Le hasard, ou le destin, mais Brizé ne le dira pas, les réunit à Quiberon. Et ce qui aurait pu n’être qu’un moment de gêne ou de politesse devient une lente et belle reconquête de la parole. Le film prend le temps. Il écoute. Il donne à ces deux êtres un espace pour se redire. Non pas pour rejouer l’histoire, mais pour la relire ensemble. Avec la délicatesse d’un Hiroshima mon amour, avec la tension douce d’Un homme et une femme, ou plutôt d’Une femme et un homme, tant ici c’est la voix d’Alice qui guide le récit.
Difficile de ne pas penser à la fameuse scène de la plage chez Lelouch, cette errance sur le sable, cette distance à combler, cette hésitation avant le geste. Chez Brizé, la plage est plus pâle. Moins romanesque. Mais elle porte, elle aussi, le poids des retrouvailles impossibles, ce «ni avec toi ni sans toi» si profondément humain, formule empruntée à La Femme d’à côté de Truffaut, et devenue chanson sous la plume de Vincent Delerm, qui signe ici la bande originale du film.
Et puis ils se retrouvent, non plus dans les images du passé, mais dans la vérité nue du présent.
Mathieu, revenu par fatigue plus que par envie, s’ouvre à elle comme à personne. Ce n’est pas qu’elle l’écoute mieux que son épouse, mais elle l’écoute autrement, sans agenda, sans armure. Il peut lui dire qu’il est à bout. Qu’il ne sait plus ce qu’il joue, dans quel film il vit, ni pour qui. Il peut, pour une fois, ne pas faire semblant. Il sourit à son accent italien resté intact: «Zéro progrès», lui glisse-t-il, mi-taquin, mi-tendre, comme s’il reconnaissait là une fidélité à ce qui fut.
Elle, en retour, trouve enfin la possibilité d’exprimer ce qu’elle a gardé trop longtemps. Pas des reproches, il n’y a aucune rancune chez Alice, mais une vérité nue. Le fait qu’il l’avait quittée pour une autre. Qu’elle était restée brisée. Et qu’elle avait dû se réfugier ailleurs, non pour vivre autrement, mais pour simplement continuer à vivre.
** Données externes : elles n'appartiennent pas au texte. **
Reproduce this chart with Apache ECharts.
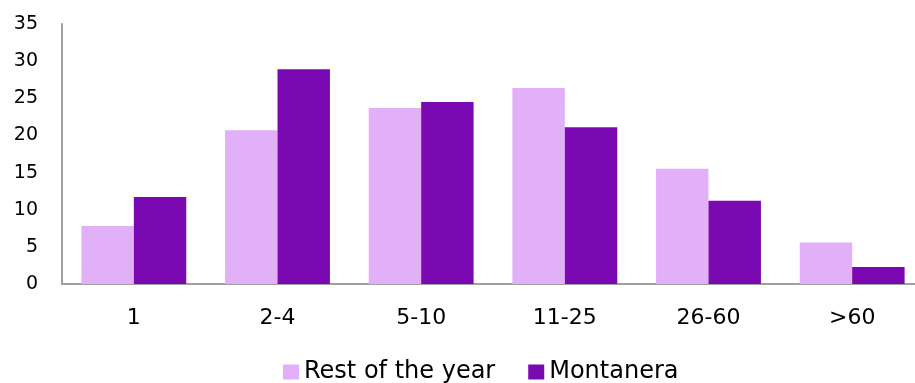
<!DOCTYPE html>
<html>
<head>
<meta charset="utf-8">
<script src="https://cdn.jsdelivr.net/npm/echarts@6/dist/echarts.min.js"></script>
<style>
  html, body { margin: 0; padding: 0; background: #fff; }
  #chart { width: 915px; height: 383px; }
</style>
</head>
<body>
<div id="chart"></div>
<script>
// Herd size classes on the category axis
const categories = ['1', '2-4', '5-10', '11-25', '26-60', '>60'];
// Share (%) per size class for each period
const restOfYear = [7.8, 20.7, 23.7, 26.4, 15.5, 5.6];
const montanera = [11.7, 28.9, 24.5, 21.1, 11.2, 2.3];
const seriesNames = ['Rest of the year', 'Montanera'];

const FONT = '"DejaVu Sans", Verdana, sans-serif';

const chart = echarts.init(document.getElementById('chart'), null, { renderer: 'canvas' });
chart.setOption({
  animation: false,
  backgroundColor: '#ffffff',
  textStyle: { fontFamily: FONT },
  grid: {
    left: 62, top: 24, width: 862, height: 260,
    containLabel: false,
    outerBoundsMode: 'none'
  },
  legend: {
    data: seriesNames,
    left: 278,
    top: 355,
    icon: 'rect',
    itemWidth: 16,
    itemHeight: 15,
    itemGap: 33,
    textStyle: { fontFamily: FONT, fontSize: 24, color: '#000' }
  },
  xAxis: {
    type: 'category',
    data: categories,
    axisLine: { lineStyle: { color: '#a0a0a0', width: 2 } },
    axisTick: { show: false },
    axisLabel: { color: '#000', fontFamily: FONT, fontSize: 22, margin: 23 }
  },
  yAxis: {
    type: 'value',
    min: 0,
    max: 35,
    interval: 5,
    axisLine: { show: true, lineStyle: { color: '#a0a0a0', width: 2 } },
    axisTick: { show: false },
    splitLine: { show: false },
    axisLabel: { color: '#000', fontFamily: FONT, fontSize: 19, margin: 24 }
  },
  series: [
    {
      name: seriesNames[0],
      type: 'bar',
      data: restOfYear,
      barGap: '0%',
      barCategoryGap: '27%',
      itemStyle: { color: '#e2b0f9' }
    },
    {
      name: seriesNames[1],
      type: 'bar',
      data: montanera,
      barGap: '0%',
      barCategoryGap: '27%',
      itemStyle: { color: '#7b09b1' }
    }
  ]
});
</script>
</body>
</html>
Le film ne force rien. Tout est dans les regards et les silences qui durent. Et puis il y a cette scène magnifique, au cœur du film, dans une salle de mariage. Entourés de convives qu’on oublie immédiatement, Mathieu et Alice dansent. Cette danse, c’est le cœur battant du film. Ils ne rejouent pas le passé. Ils ne rêvent pas à l’avenir. Ils sont là, simplement, ensemble, dans ce moment suspendu que la musique rend presque sacré. La mélodie, signée Vincent Delerm, revient comme un leitmotiv discret, jamais chantée, toujours discrète. Elle enveloppe leurs gestes, leur intimité retrouvée.
La suite, Brizé la laisse en suspens. Ce n’est pas un film de retrouvailles, ni un mélodrame. C’est un récit d’apaisement. De lucidité.
Hors-Saison est un film sur ce que cela change, de pouvoir, enfin, dire ce que l’on a tu pendant des années. Il ne cherche pas à relancer une romance, il raconte une forme de consolation. Celle d’une femme qui peut enfin tourner la page sans renier ce qui fut. Celle d’un homme qui redécouvre sa propre vulnérabilité. C’est peut-être l’un des plus beaux rôles de Guillaume Canet, tant il parvient à incarner le doute sans jamais le théâtraliser. Et Alba Rohrwacher, avec sa grâce blessée, est tout simplement bouleversante.
Dans la lumière pâle de Quiberon, sur ces plages désertes, dans ces chambres impersonnelles de thalasso, Brizé filme un amour défait avec une tendresse immense. Il filme l’absence, le deuil, mais aussi cette respiration qui peut surgir quand deux êtres acceptent, enfin, de se parler. Le film s’arrête là où commence autre chose. Hors saison.